(Exercise objective):
Without the pictures, output the lines of the material from the very first through the one that holds "import plotly.graph_objects as go".

(Collected data):
+-------+

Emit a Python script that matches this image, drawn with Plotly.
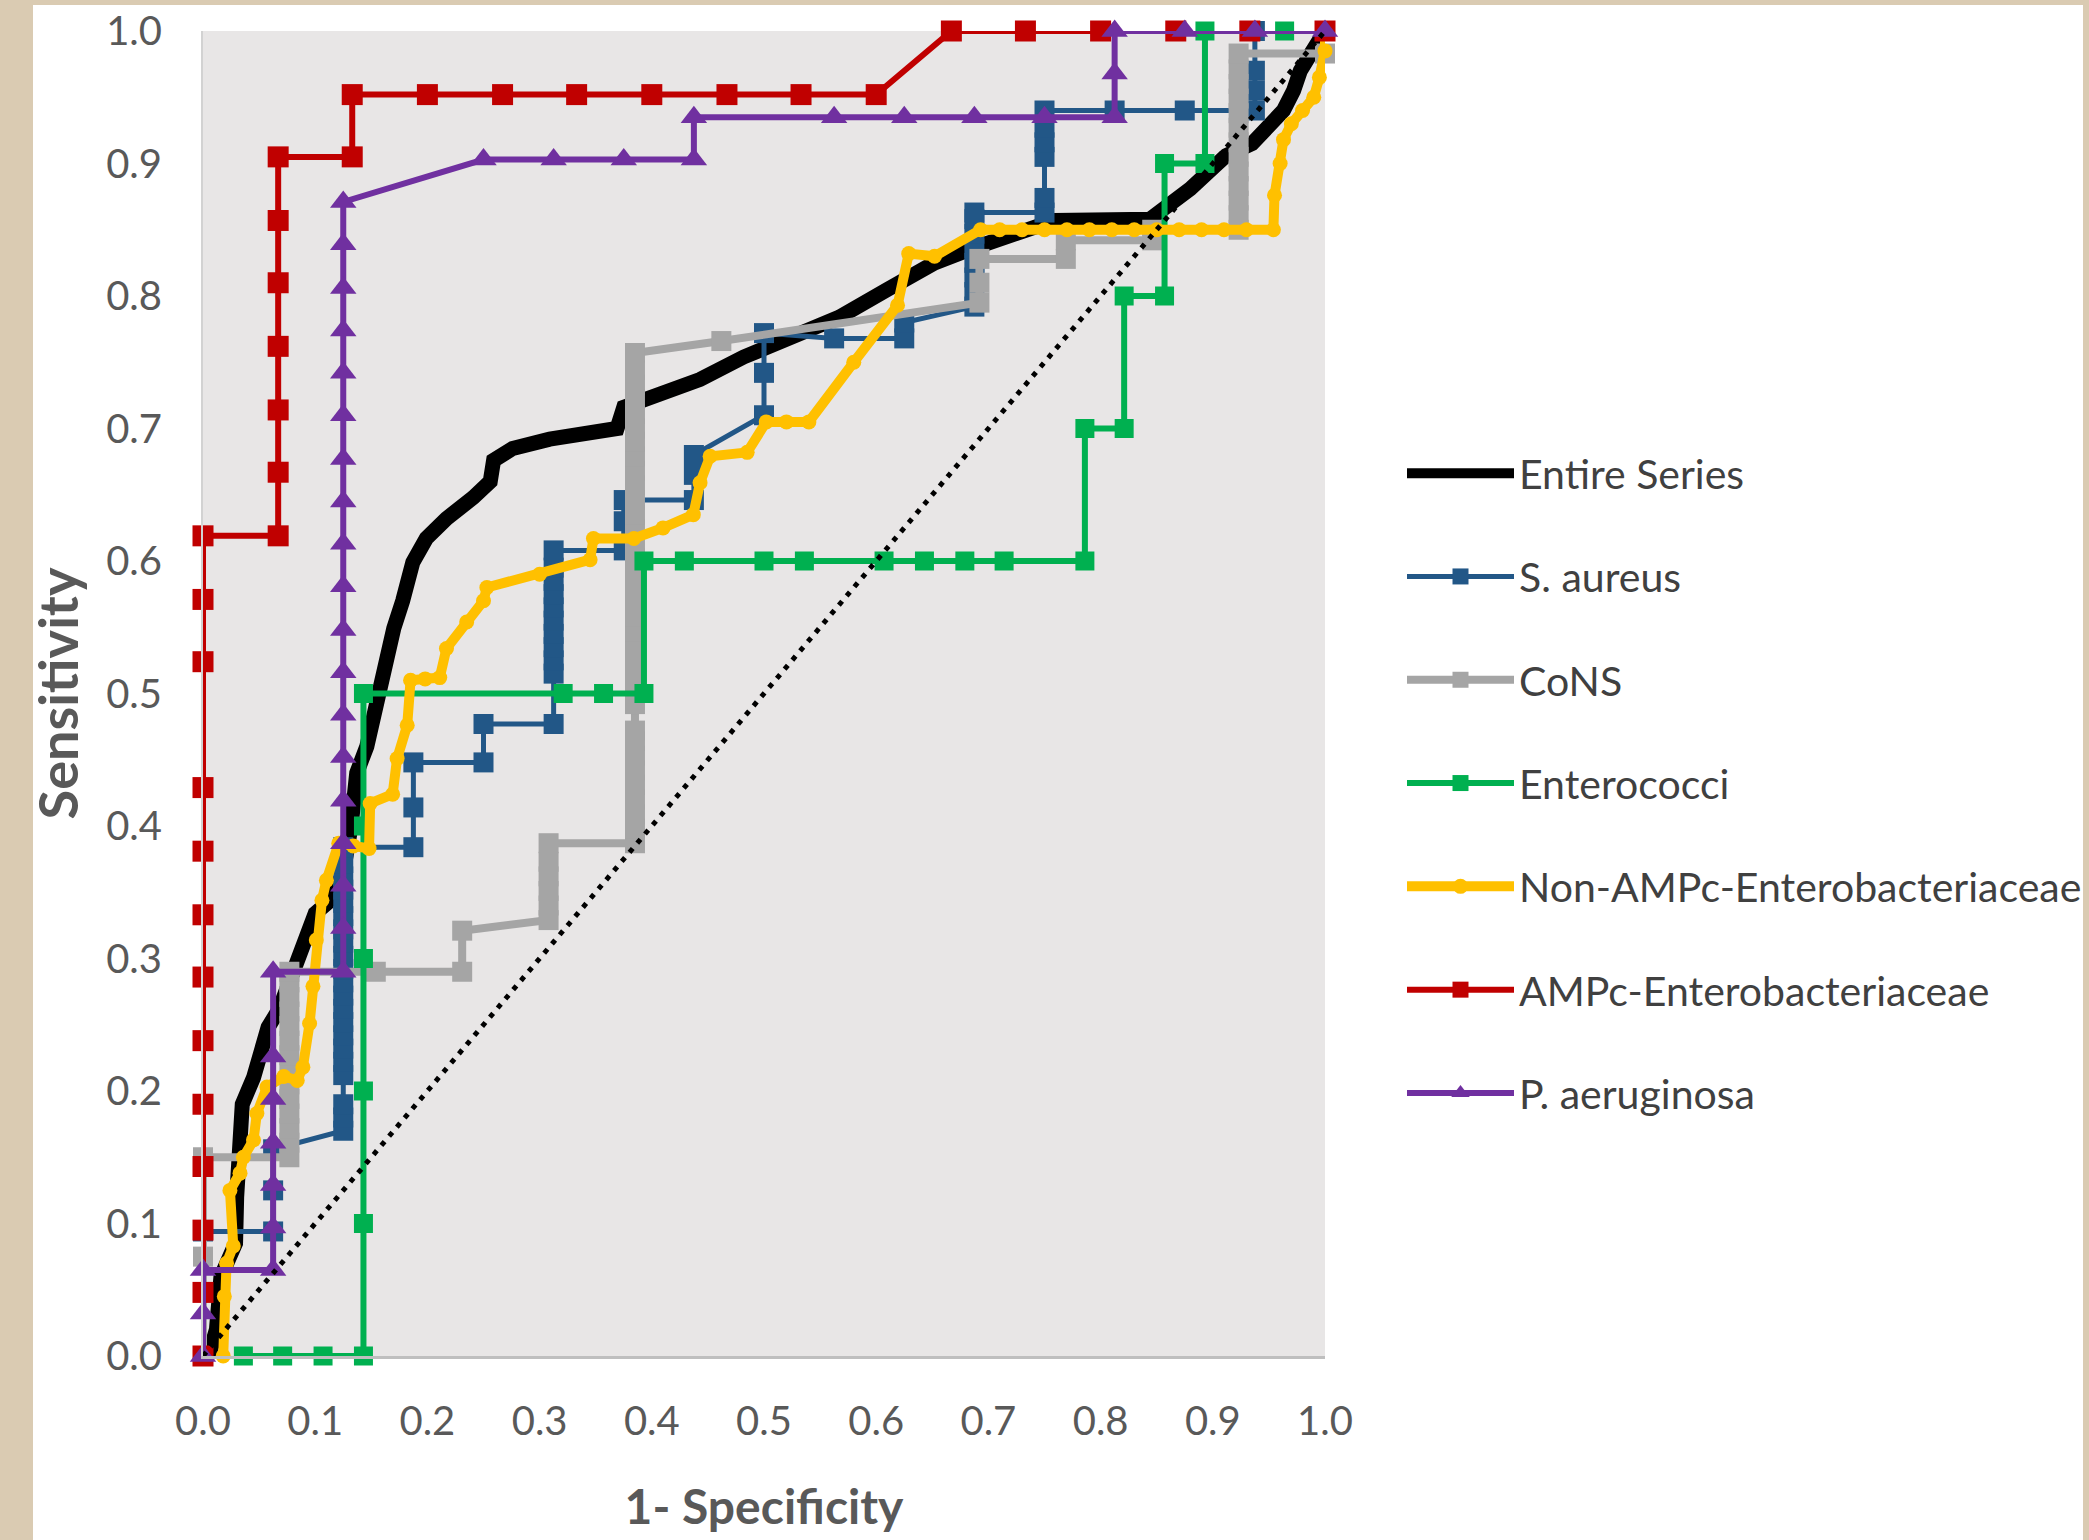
import plotly.graph_objects as go

# ---------------- data ----------------
ent_x = [0.005, 0.012, 0.016, 0.022, 0.029, 0.030, 0.031, 0.035, 0.045, 0.053,
         0.058, 0.068, 0.080, 0.090, 0.100, 0.115, 0.125, 0.132, 0.137, 0.146,
         0.152, 0.158, 0.170, 0.178, 0.187, 0.199, 0.217, 0.241, 0.256, 0.259,
         0.276, 0.309, 0.340, 0.369, 0.375, 0.392, 0.443, 0.482, 0.524, 0.567,
         0.610, 0.652, 0.686, 0.716, 0.759, 0.844, 0.859, 0.880, 0.903, 0.912,
         0.935, 0.950, 0.963, 0.972, 0.978, 0.986, 0.992, 1.000]
ent_y = [0.000, 0.020, 0.060, 0.075, 0.085, 0.120, 0.155, 0.190, 0.210, 0.230,
         0.248, 0.262, 0.290, 0.316, 0.334, 0.345, 0.365, 0.400, 0.440, 0.460,
         0.485, 0.508, 0.549, 0.570, 0.599, 0.617, 0.632, 0.648, 0.660, 0.676,
         0.685, 0.692, 0.697, 0.700, 0.716, 0.721, 0.737, 0.754, 0.768, 0.784,
         0.805, 0.825, 0.836, 0.845, 0.857, 0.858, 0.867, 0.881, 0.899, 0.906,
         0.915, 0.930, 0.940, 0.955, 0.970, 0.981, 0.991, 1.000]

sa_x = [0.000, 0.000, 0.0625, 0.0625, 0.0625,
        0.125, 0.125, 0.125, 0.125, 0.125, 0.125, 0.125, 0.125, 0.125, 0.125,
        0.125, 0.125, 0.125, 0.125, 0.125, 0.125, 0.125, 0.125, 0.125, 0.125,
        0.125,
        0.1875, 0.1875, 0.1875,
        0.250, 0.250,
        0.3125, 0.3125, 0.3125, 0.3125, 0.3125, 0.3125, 0.3125, 0.3125, 0.3125, 0.3125,
        0.3125,
        0.375, 0.375, 0.375,
        0.4375, 0.4375, 0.4375,
        0.500, 0.500, 0.500,
        0.5625,
        0.625, 0.625,
        0.6875, 0.6875, 0.6875, 0.6875, 0.6875, 0.6875, 0.6875, 0.6875,
        0.750, 0.750, 0.750, 0.750, 0.750, 0.750,
        0.8125, 0.875,
        0.9375, 0.9375, 0.9375, 0.9375,
        1.000]
sa_y = [0.000, 0.094, 0.094, 0.125, 0.156,
        0.170, 0.180, 0.190, 0.212, 0.222, 0.232, 0.242, 0.252, 0.262, 0.272,
        0.282, 0.292, 0.302, 0.312, 0.322, 0.332, 0.342, 0.352, 0.362, 0.372,
        0.384,
        0.384, 0.414, 0.448,
        0.448, 0.477,
        0.477, 0.515, 0.525, 0.535, 0.545, 0.555, 0.565, 0.575, 0.585, 0.595,
        0.608,
        0.608, 0.630, 0.646,
        0.646, 0.665, 0.680,
        0.710, 0.742, 0.772,
        0.768,
        0.768, 0.780,
        0.792, 0.803, 0.814, 0.825, 0.836, 0.847, 0.858, 0.863,
        0.863, 0.874, 0.905, 0.916, 0.927, 0.940,
        0.940, 0.940,
        0.940, 0.955, 0.970, 1.000,
        1.000]

cons_x = [0.000, 0.000, 0.000,
          0.077, 0.077, 0.077, 0.077, 0.077, 0.077, 0.077, 0.077, 0.077, 0.077,
          0.077, 0.077, 0.077, 0.077,
          0.154, 0.231, 0.231,
          0.308, 0.308, 0.308, 0.308, 0.308, 0.308,
          0.385, 0.385, 0.385, 0.385, 0.385, 0.385, 0.385, 0.385, 0.385, 0.385,
          0.385, 0.385, 0.385, 0.385, 0.385, 0.385, 0.385, 0.385, 0.385, 0.385,
          0.385, 0.385, 0.385, 0.385, 0.385, 0.385, 0.385, 0.385, 0.385, 0.385,
          0.385, 0.385, 0.385, 0.385,
          0.462,
          0.692, 0.692, 0.692,
          0.769, 0.769,
          0.846, 0.846,
          0.923, 0.923, 0.923, 0.923, 0.923, 0.923, 0.923, 0.923, 0.923, 0.923,
          0.923, 0.923, 0.923,
          1.000, 1.000]
cons_y = [0.000, 0.075, 0.150,
          0.150, 0.161, 0.172, 0.183, 0.194, 0.205, 0.216, 0.227, 0.238, 0.249,
          0.260, 0.271, 0.282, 0.290,
          0.290, 0.290, 0.321,
          0.329, 0.340, 0.351, 0.362, 0.373, 0.387,
          0.387, 0.398, 0.409, 0.420, 0.431, 0.442, 0.453, 0.464, 0.472, 0.492,
          0.503, 0.514, 0.525, 0.536, 0.547, 0.558, 0.569, 0.580, 0.591, 0.602,
          0.613, 0.624, 0.635, 0.646, 0.657, 0.668, 0.679, 0.690, 0.700, 0.711,
          0.722, 0.733, 0.744, 0.757,
          0.766,
          0.795, 0.810, 0.828,
          0.828, 0.842,
          0.842, 0.850,
          0.850, 0.861, 0.872, 0.883, 0.894, 0.905, 0.916, 0.927, 0.938, 0.949,
          0.960, 0.971, 0.983,
          0.983, 1.000]

entc_x = [0.036, 0.071, 0.107, 0.143, 0.143, 0.143, 0.143, 0.143, 0.143, 0.321,
          0.357, 0.393, 0.393, 0.429, 0.500, 0.536, 0.607, 0.643, 0.679, 0.714,
          0.786, 0.786, 0.821, 0.821, 0.857, 0.857, 0.893, 0.893, 0.964, 1.000]
entc_y = [0.000, 0.000, 0.000, 0.000, 0.100, 0.200, 0.300, 0.400, 0.500, 0.500,
          0.500, 0.500, 0.600, 0.600, 0.600, 0.600, 0.600, 0.600, 0.600, 0.600,
          0.600, 0.700, 0.700, 0.800, 0.800, 0.900, 0.900, 1.000, 1.000, 1.000]

non_x = [0.018, 0.019, 0.021, 0.027, 0.024, 0.033, 0.036, 0.045, 0.048, 0.057,
         0.072, 0.084, 0.089, 0.095, 0.098, 0.101, 0.106, 0.110, 0.121, 0.134,
         0.148, 0.149, 0.169, 0.173, 0.182, 0.185, 0.198, 0.211, 0.217, 0.235,
         0.250, 0.253, 0.300, 0.345, 0.348, 0.384, 0.410, 0.437, 0.443, 0.452,
         0.485, 0.502, 0.520, 0.540, 0.580, 0.619, 0.629, 0.652, 0.693, 0.710,
         0.730, 0.750, 0.770, 0.790, 0.810, 0.830, 0.850, 0.870, 0.890, 0.910,
         0.930, 0.954, 0.955, 0.960, 0.963, 0.970, 0.980, 0.990, 0.995, 1.000, 1.000]
non_y = [0.000, 0.045, 0.070, 0.083, 0.125, 0.138, 0.150, 0.163, 0.183, 0.203,
         0.211, 0.208, 0.218, 0.251, 0.279, 0.314, 0.344, 0.359, 0.387, 0.385,
         0.383, 0.417, 0.424, 0.451, 0.476, 0.510, 0.511, 0.512, 0.534, 0.554,
         0.570, 0.580, 0.590, 0.601, 0.617, 0.617, 0.625, 0.635, 0.659, 0.679,
         0.682, 0.705, 0.705, 0.705, 0.750, 0.793, 0.832, 0.830, 0.850, 0.850,
         0.850, 0.850, 0.850, 0.850, 0.850, 0.850, 0.850, 0.850, 0.850, 0.850,
         0.850, 0.850, 0.876, 0.900, 0.918, 0.930, 0.940, 0.950, 0.965, 0.985, 1.000]

ampc_x = [0.000, 0.000, 0.000, 0.000, 0.000, 0.000, 0.000, 0.000, 0.000, 0.000,
          0.000, 0.000, 0.000, 0.067, 0.067, 0.067, 0.067, 0.067, 0.067, 0.067,
          0.133, 0.133, 0.200, 0.267, 0.333, 0.400, 0.467, 0.533, 0.600, 0.667,
          0.733, 0.800, 0.867, 0.933, 1.000]
ampc_y = [0.000, 0.048, 0.095, 0.143, 0.190, 0.238, 0.286, 0.333, 0.381, 0.429,
          0.524, 0.571, 0.619, 0.619, 0.667, 0.714, 0.762, 0.810, 0.857, 0.905,
          0.905, 0.952, 0.952, 0.952, 0.952, 0.952, 0.952, 0.952, 0.952, 1.000,
          1.000, 1.000, 1.000, 1.000, 1.000]

pa_x = [0.000, 0.000, 0.000, 0.0625, 0.0625, 0.0625, 0.0625, 0.0625, 0.0625, 0.0625,
        0.125, 0.125, 0.125, 0.125, 0.125, 0.125, 0.125, 0.125, 0.125, 0.125,
        0.125, 0.125, 0.125, 0.125, 0.125, 0.125, 0.125, 0.125, 0.125,
        0.250, 0.3125, 0.375, 0.4375, 0.4375, 0.5625, 0.625, 0.6875, 0.750, 0.8125,
        0.8125, 0.8125, 0.875, 0.9375, 1.000]
pa_y = [0.000, 0.032, 0.065, 0.065, 0.097, 0.129, 0.161, 0.194, 0.226, 0.290,
        0.290, 0.323, 0.355, 0.387, 0.419, 0.452, 0.484, 0.516, 0.548, 0.581,
        0.613, 0.645, 0.677, 0.710, 0.742, 0.774, 0.806, 0.839, 0.871,
        0.903, 0.903, 0.903, 0.903, 0.935, 0.935, 0.935, 0.935, 0.935, 0.935,
        0.968, 1.000, 1.000, 1.000, 1.000]

ref_x = [0.0, 1.0]
ref_y = [0.0, 1.0]

x_ticks = [0.0, 0.1, 0.2, 0.3, 0.4, 0.5, 0.6, 0.7, 0.8, 0.9, 1.0]
y_ticks = [0.0, 0.1, 0.2, 0.3, 0.4, 0.5, 0.6, 0.7, 0.8, 0.9, 1.0]

# ---------------- layout geometry ----------------
W, H = 2089, 1540
ML, MR, MT, MB = 203, 764, 31, 184
PW = W - ML - MR
PH = H - MT - MB


def pxx(p):
    return (p - ML) / PW


def pxy(p):
    return (H - MB - p) / PH


FONT = "Lato, Carlito, Calibri, 'Open Sans', sans-serif"
TXT = "#595959"

fig = go.Figure()

series = [
    ("Entire Series", ent_x, ent_y, "#000000", 15, None, 0),
    ("S. aureus", sa_x, sa_y, "#225787", 5, "square", 20),
    ("CoNS", cons_x, cons_y, "#A5A5A5", 8, "square", 20),
    ("Enterococci", entc_x, entc_y, "#00B050", 6, "square", 19),
    ("Non-AMPc-Enterobacteriaceae", non_x, non_y, "#FFC000", 10, "circle", 15),
    ("AMPc-Enterobacteriaceae", ampc_x, ampc_y, "#C00000", 6, "square", 21),
    ("P. aeruginosa", pa_x, pa_y, "#7030A0", 6, "triangle-up", 23),
]

for name, xs, ys, col, lw, sym, ms in series:
    if sym is None:
        fig.add_trace(go.Scatter(
            x=xs, y=ys, name=name, mode="lines", legendgroup=name,
            line=dict(color=col, width=lw), cliponaxis=False))
    else:
        fig.add_trace(go.Scatter(
            x=xs, y=ys, name=name, mode="lines+markers", legendgroup=name,
            line=dict(color=col, width=lw),
            marker=dict(symbol=sym, size=ms, color=col, line=dict(width=0)),
            cliponaxis=False))

fig.add_trace(go.Scatter(
    x=ref_x, y=ref_y, mode="lines", showlegend=False, hoverinfo="skip",
    line=dict(color="#000000", width=5, dash="5px,7px"), cliponaxis=False))

beige = "#dacbb2"
shapes = [
    dict(type="rect", xref="paper", yref="paper", x0=pxx(0), x1=pxx(33),
         y0=pxy(H), y1=pxy(0), fillcolor=beige, line=dict(width=0), layer="below"),
    dict(type="rect", xref="paper", yref="paper", x0=pxx(0), x1=pxx(W),
         y0=pxy(5), y1=pxy(0), fillcolor=beige, line=dict(width=0), layer="below"),
    dict(type="rect", xref="paper", yref="paper", x0=pxx(2083), x1=pxx(W),
         y0=pxy(H), y1=pxy(0), fillcolor=beige, line=dict(width=0), layer="below"),
]

fig.update_layout(
    width=W, height=H,
    margin=dict(l=ML, r=MR, t=MT, b=MB, pad=0, autoexpand=False),
    paper_bgcolor="white",
    plot_bgcolor="#e8e6e6",
    font=dict(family=FONT, color=TXT),
    shapes=shapes,
    showlegend=True,
    legend=dict(
        x=pxx(1402), y=pxy(440), xanchor="left", yanchor="top",
        font=dict(family=FONT, size=41, color="#404040"),
        bgcolor="rgba(0,0,0,0)", borderwidth=0,
        itemwidth=107, tracegroupgap=47, itemsizing="trace",
    ),
    xaxis=dict(
        range=[0, 1], tickvals=x_ticks, tickformat=".1f",
        showgrid=False, zeroline=False, showline=True,
        linecolor="#bfbfbf", linewidth=3, ticks="",
        ticklabelstandoff=28,
        tickfont=dict(family=FONT, size=40, color=TXT),
        title=dict(text="1- Specificity", standoff=48,
                   font=dict(family=FONT, size=48, color=TXT, weight="bold")),
    ),
    yaxis=dict(
        range=[0, 1], tickvals=y_ticks, tickformat=".1f",
        showgrid=False, zeroline=False, showline=True,
        linecolor="#d2d2d2", linewidth=2, ticks="",
        ticklabelstandoff=31,
        tickfont=dict(family=FONT, size=40, color=TXT),
        title=dict(text="Sensitivity", standoff=10,
                   font=dict(family=FONT, size=54, color=TXT, weight="bold")),
    ),
)

fig.write_html(
    "out.html",
    config={"displayModeBar": False},
    post_script=("document.documentElement.style.margin='0';"
                 "document.documentElement.style.padding='0';"
                 "document.documentElement.style.overflow='hidden';"
                 "document.body.style.margin='0';"
                 "document.body.style.padding='0';"
                 "document.body.style.overflow='hidden';"
                 "window.scrollTo(0,0);"),
)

+-------+

(Completed exercise):
Emit a Python script that matches this image, drawn with Plotly.
import plotly.graph_objects as go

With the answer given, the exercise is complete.